What does CNN learn?

For filter

In the same convolution layer, Suppose the output of the k-th filter is a 11x11 matrix, \(a_{ij}^k\), then define degree of the activation of the k-th filter: \(a^k = \sum_{i=1}^{11}\sum_{j=1}^{11} a^k_{ij}\), we can find the image that maximize degree of activation as \(x_k^* = \mathop{\arg\max}_x a^k , \hspace{0.1cm} for \, k=1,2,...\) 上圖僅挑選了12張image作為展示(50個filter理論上可分別找50張image使對應的activation最大)，這些image有個共同特徵，它們反覆出現的某種texture(紋路)，比如說第三張image上佈滿了小小的斜條紋，這意味著第三個filter的工作就是detect圖上有沒有斜條紋，要知道現在每個filter檢測的都只是圖上一個小小的範圍而已，所以圖中一旦出現一個小小的斜條紋，這個filter就會被activate，相應的output也會比較大，所以如果整張image上佈滿這種斜條紋的話，這個時候它會最興奮，filter的activation程度是最大的，相應的output值也會達到最大。

For neuron

找到的結果如上圖所示，同理這裡僅取出其中的9張image作為展示，你會發現這9張圖跟之前filter所觀察到的情形是很不一樣的，剛才我們觀察到的是類似紋路的東西，那是因為每個filter考慮的只是圖上一部分的vision，所以它detect的是一種texture；但是在做完Flatten以後，每一個neuron不再是只看整張圖的一小部分，它現在的工作是看整張圖，所以對每一個neuron來說，讓它最興奮的、activation最大的image，不再是texture，而是一個完整的圖形。

For output

\[x^* = \mathop{\arg\max}_x y^i , \hspace{0.1cm} for \, i=1,2,...,N\]

上面每一張圖分別對應著真實數字0-8，發現數字1所對應neuron output值最大的image其實一點也不像1，就像是電視機壞掉的樣子。為了驗證程序有沒有bug，這裡做一個實驗，把上述得到的image作為testing data丟到CNN裡面，結果classify的結果確實認為這些image就對應著數字0-8。

所以neural network所學到的東西跟我們人類想像認知是不一樣的 !

Penalizing on all pixel values \(x_{ij}\), we want a image \(x_{ij}\) contains less noise (some of them be 0):
\[x^* = \mathop{\arg\max}_x (y^i - \sum_{i,j} |x_{ij}|)\]
我們對x做一些regularization，對找出來的x做一些constraint(限制約束)，我們應該告訴machine說，雖然有一些x可以讓你的y很大，但是它們不是數字。這次我們希望找一個input x，它可以同時使\(y^i\)最大且讓\(\sum_{i,j}x_{ij}\)越小越好，亦即找出來的image，大部分的地方是沒有塗顏色的，只有少數數字筆劃在的地方才有顏色出現。加上這個constraint後，得到的結果會像圖右側所示一樣，已經隱約有些可以看出來是數字的形狀了。
Deep Dream 找一張image丟到CNN裡面去，然後把某一個convolution layer裡面的filter或是fully connected layer裡的某一個hidden layer的output拿出來，它其實是一個vector；接下來把本來是positive的值調大，negative的值調小，也就是正的更正，負的更負，然後把它作為新的image的目標然後用gradient descent的方法找一張image x，讓它通過這個hidden layer後的output就是你調整後的target，這麼做的目的就是，讓CNN誇大化它看到的東西——make CNN exaggerates what is sees.

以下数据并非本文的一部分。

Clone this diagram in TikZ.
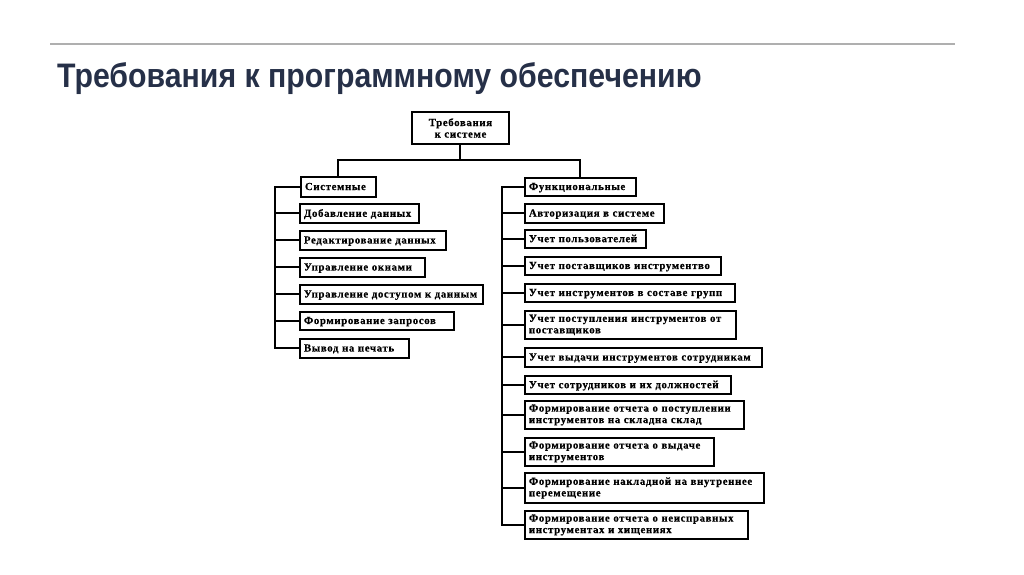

也就是說，如果某個filter有被activate，那你讓它被activate的更劇烈，CNN可能本來看到了某一樣東西，那現在你就讓它看起來更像原來看到的東西，這就是所謂的誇大化

如果你把上面這張image拿去做Deep Dream的話，你看到的結果就會像下面這個樣子就好像背後有很多念獸，要凝才看得到，比如像上圖右側那一隻熊，它原來是一個石頭，對機器來說，它看這張圖的時候，本來就覺得這個石頭有點像熊，所以你就更強化這件事，讓它看起來真的就變成了一隻熊，這個就是Deep Dream。
Deep Style Deep Dream還有一個進階的版本，就叫做Deep Style，如果今天你input一張image，Deep Style做的事情就是讓machine去修改這張圖，讓它有另外一張圖的風格，如下所示

實際上機器做出來的效果驚人的好，具體的做法參考reference：A Neural Algorithm of Artistic Style

這裡僅講述Deep Style的大致思路，你把原來的image丟給CNN，得到CNN filter的output，代表這樣image裡面有什麼樣的content，然後你把吶喊這張圖也丟到CNN裡面得到filter的output ，注意，我們並不在於一個filter output的value到底是什麼，一個單獨的數字並不能代表任何的問題，我們真正在意的是，filter和filter的output之間的correlation，這個correlation代表了一張image的style

接下來你就再用一個CNN去找一張image，這張image的content像左邊的圖片，比如這張image的filter output的value像左邊的圖片；同時讓這張image的style像右邊的圖片，所謂的style像右邊的圖片是說，這張image output的filter之間的correlation像右邊這張圖片

最終你用gradient descent找到一張image，同時可以maximize左邊的content和右邊的style，它的樣子就像上圖左下角所示。
為什麼圍棋也適合用CNN呢?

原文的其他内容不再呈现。